Crookes Radiometer — xmdemo 080

Clearly, the “lightmill” rotates faster if more light hits it. Light bulbs behave like point sources in the sense that energy is propagated uniformly in all directions. So the intensity of light should roughly decrease with the square of the distance. This is why there was such a big difference in the rotating speed among the three lightmills. When both light bulbs were switched on, the resulting intensity profile is reminiscent of the electric potential between two positive charges.

So why do the radiometers rotate at all? There are two popular (but wrong) explanations.

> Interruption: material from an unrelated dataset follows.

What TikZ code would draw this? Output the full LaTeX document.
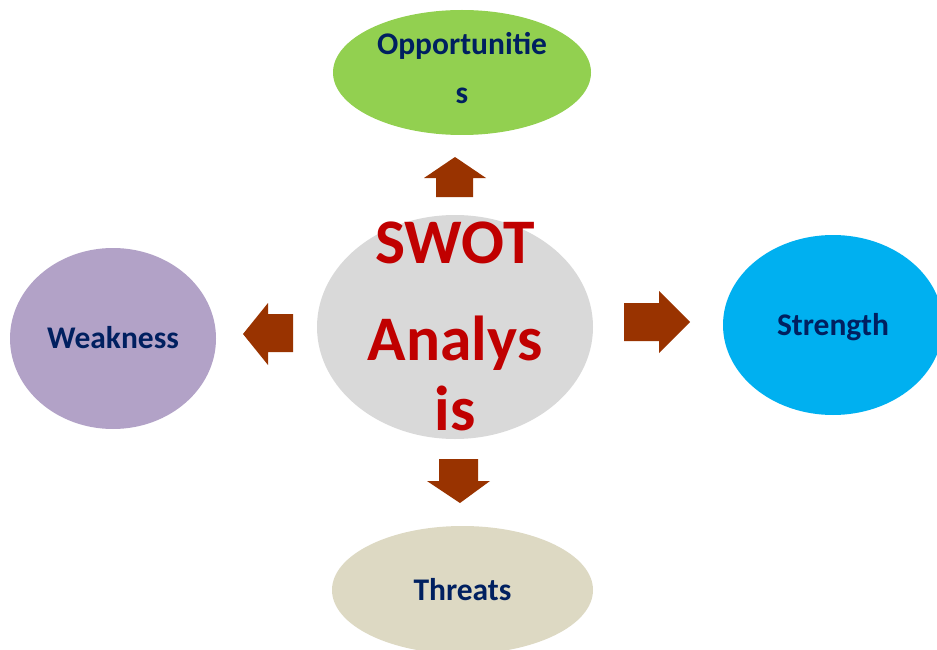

Many people think that the light hitting on the vanes impart a momentum on them. Photons have no mass but they do possess (de Brogile’s) momentum. However, the problem with this explanation is, the photons bouncing off the bright surfaces should impart more momentum (through elastic collisions) to the bright surfaces. The photons being absorbed by the dark surfaces should impart less momentum (through inelastic collisions) to the dark surfaces. This explanation predicts the radiometer rotating with the dark surfaces leading, which is the opposite of the observed behavior of the radiometer!

Another equally popular but wrong explanation goes like this. The dark surfaces are warmer than the bright surfaces, causing the air to be hotter near the dark surfaces than bright surfaces. The higher pressure on the dark side (compared to the bright side) rotates the radiometer with the bright surfaces leading. Unfortunately, this explanation is flawed because higher temperature need not always result in higher pressure. In fact, we expect the air to be cooler but denser on the bright side. So even though the air molecules are less energetic individually, there are more of them, making the pressure as high as the dark side, which have more energytic but less number of molecules. In fact, the pressure in the radiometer should be uniform throughout even though there is a temperature gradient between a dark and bright surface.

The currently accepted explanation is based on something called thermal transpiration. Since I have no idea what it is, I will not write about it.